Sementara itu, sejumlah terdakwa lain di kasus yang sama diputus bebas, yakni Direktur Utama PT KNDI, Oscar A Sipayung, serta Direktur Perencanaan dan Produksi PT KNDI, Washington Pane.
"Kapasitas Adelin Lis hanya direktur keuangan, harusnya yang paling bertanggung jawab adalah Direktur Utama," ujar Sadino dalam diskusi bertajuk, Anotasi Putusan Adelin Lis, di Jakarta, Jumat (10/11/2023).
Sementara itu, Suparji mengatakan, putusan tersebut mengandung misteri dan terkesan tidak adil.

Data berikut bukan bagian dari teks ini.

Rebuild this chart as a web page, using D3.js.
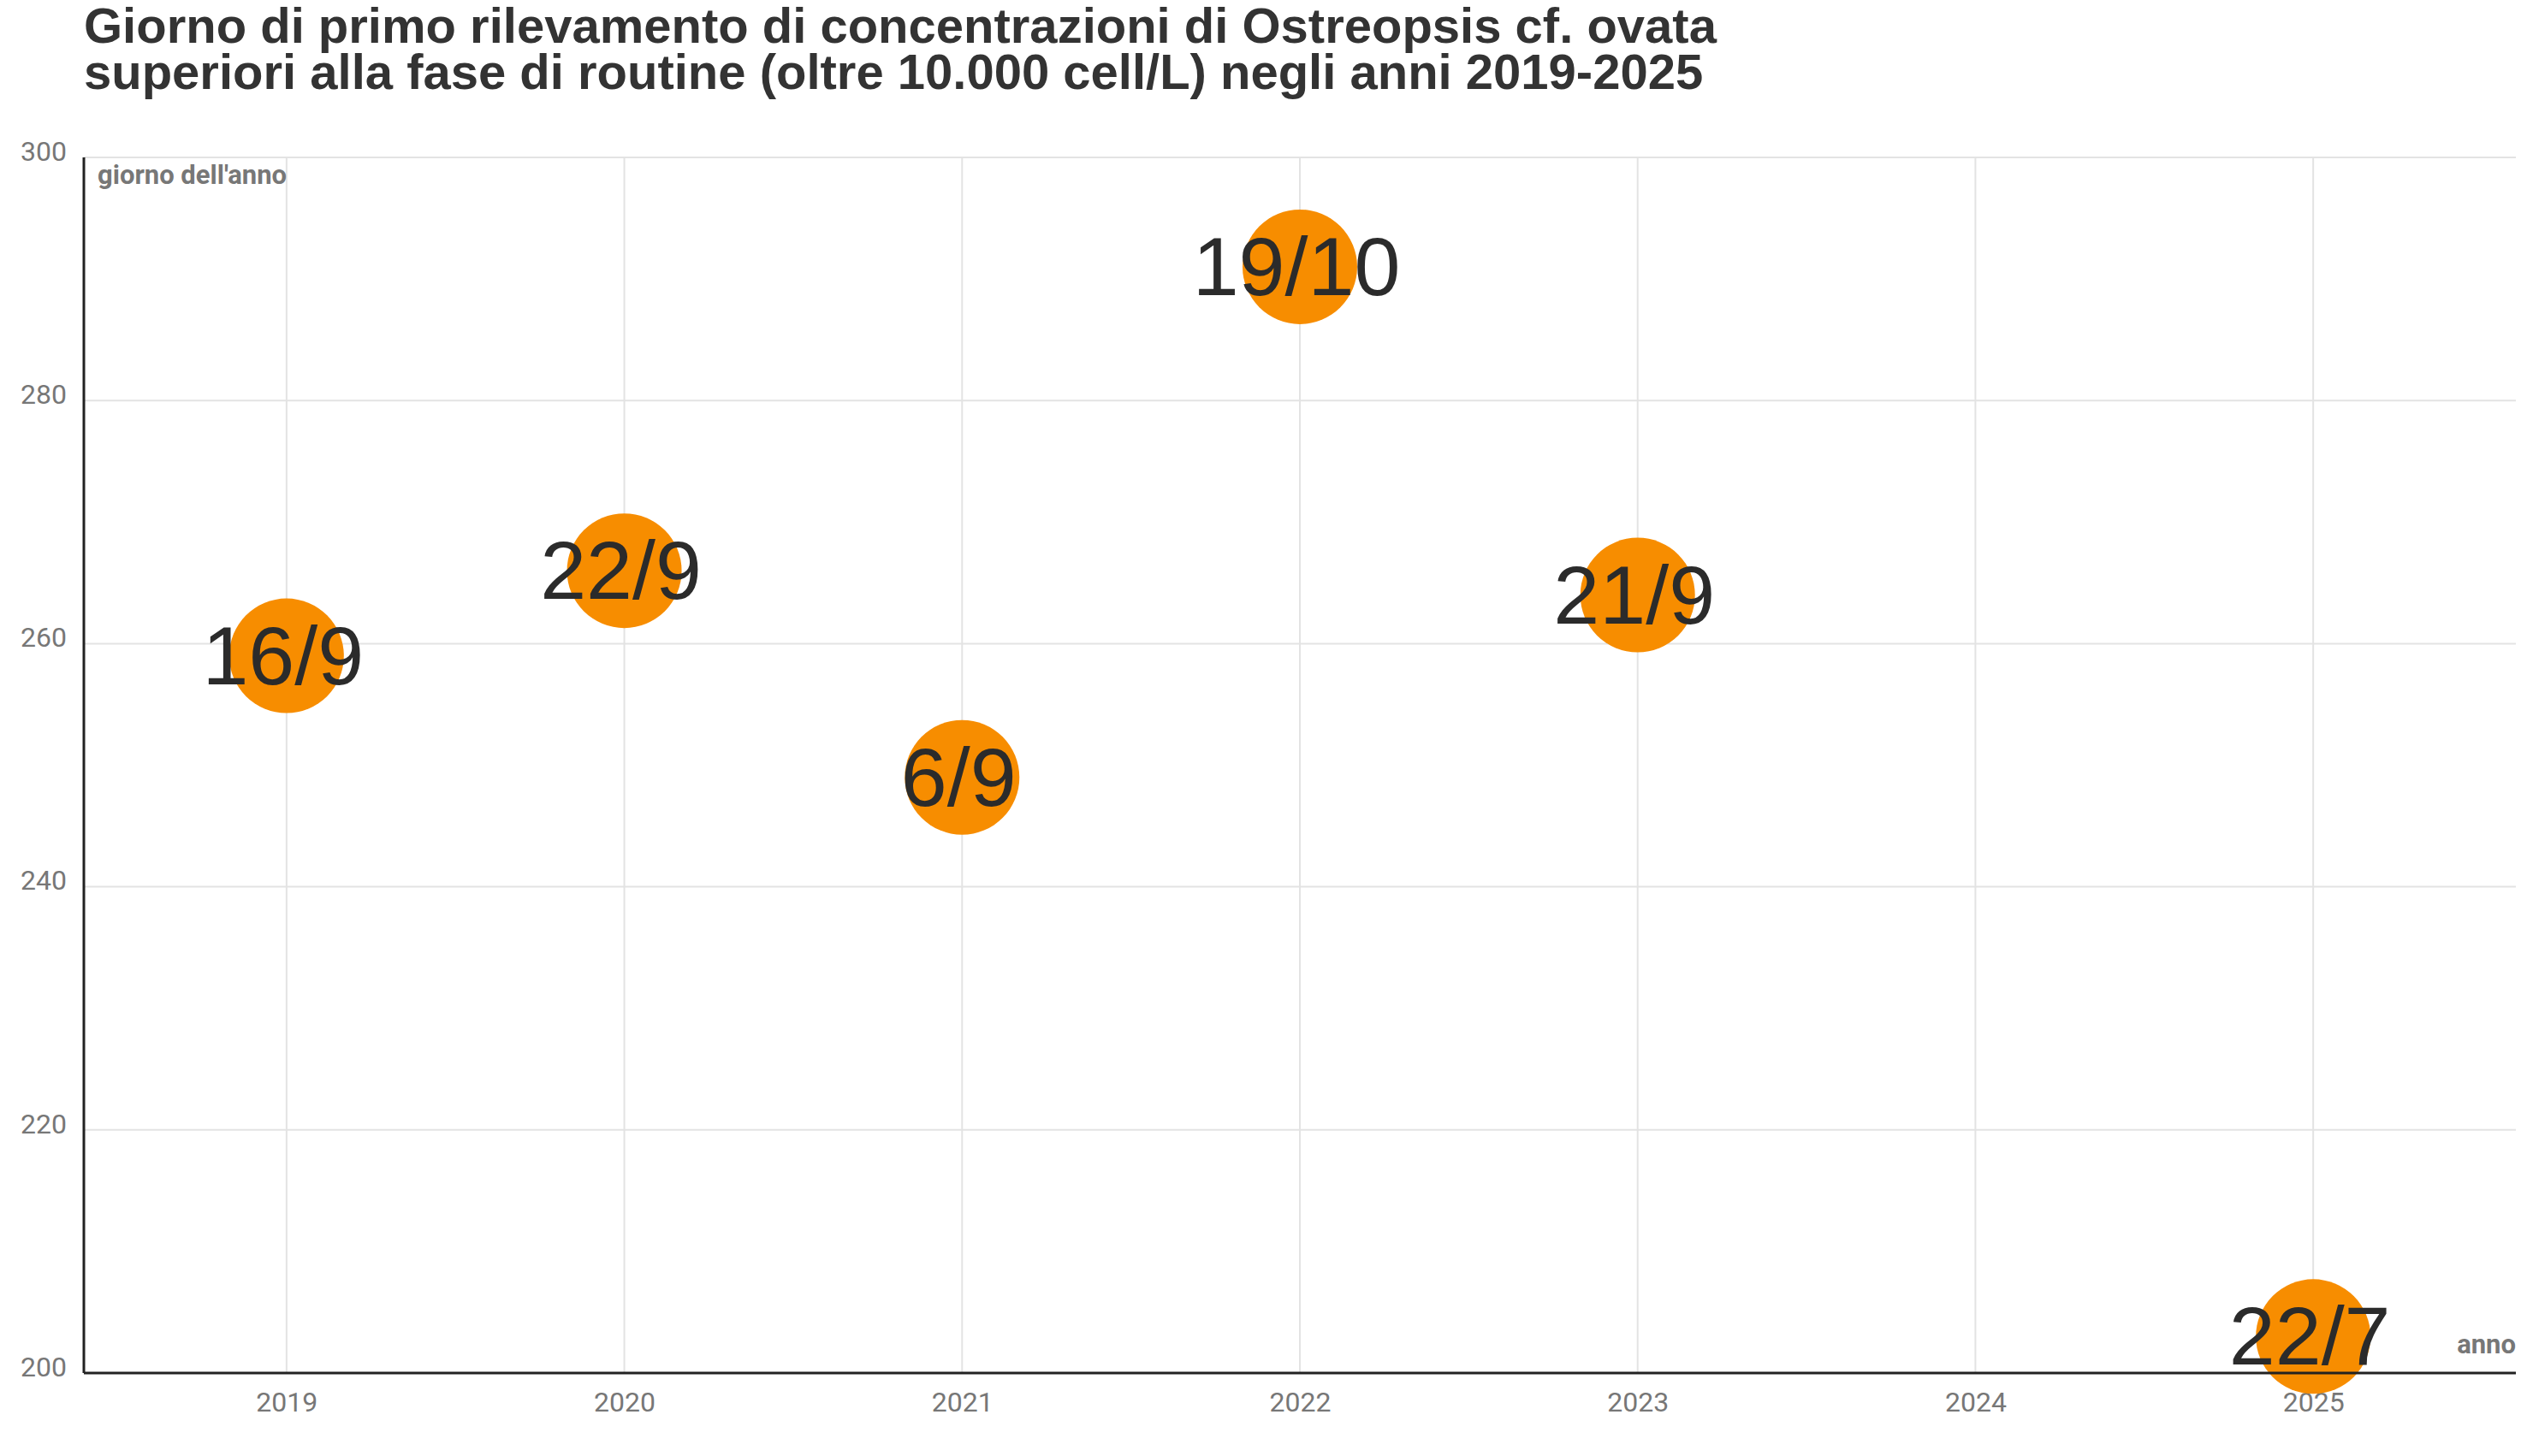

Sebab, Adelis Lis sempat dinyatakan tidak terbukti secara sah dan bersalah melakukan tindak pidana korupsi.
"Ketika di kasasi dan PK, putusan berubah drastis. Dihukum 10 tahun. Jadi, ada kontradiksi," ucap Suparji.
Karenanya, dia mendorong, Adelin Lis mengajukan PK kedua. Menurut dia, ada kekeliruan hakim dalam mengambil keputusan yang didukung dengan novum.
"Dalil paling signifikan, ada kekeliruan dan kekhilafan hakim. Kasusnya adalah pelanggaran administrasi. Jadi, yang dipakai Undang-Undang Kehutanan, bukan Undang-Undang Tindak Pidana Korupsi," jelas dia.
Baca juga: VIDEO EKSKLUSIF Kejaksaan Agung Siap Hadapi Jika Kubu Jessica Kembali Ajukan PK: Menanti Bukti Baru
Sekadar latar, Adelin Lis didakwa melakukan tindak pidana korupsi terkait pembalakan liar di Kabupaten Mandailing Natal (Madina), Sumatera Utara.
Dalam dakwaan, jaksa meyatakan PT KNDI memiliki Hak Pengusahaan Hutan (HPH) di lahan seluas 58.590 hektare di kawasan hutan Sungai Singkuang-Sungai Natal, Kabupaten Madina. Dia disebut menebang kayu di luar Rencana Kerja Tahunan (RKT) yang telah disahkan.
Menteri Kehutanan saat itu, MS Kaban, turut diperiksa sebagai saksi. Dia kemudian menyatakan pemilik hak pengelolaan hutan hanya melanggar administrasi apabila membalak kayu di luar RKT. Berdasarkan hal itu, PN Medan membebaskan Adelin Lis.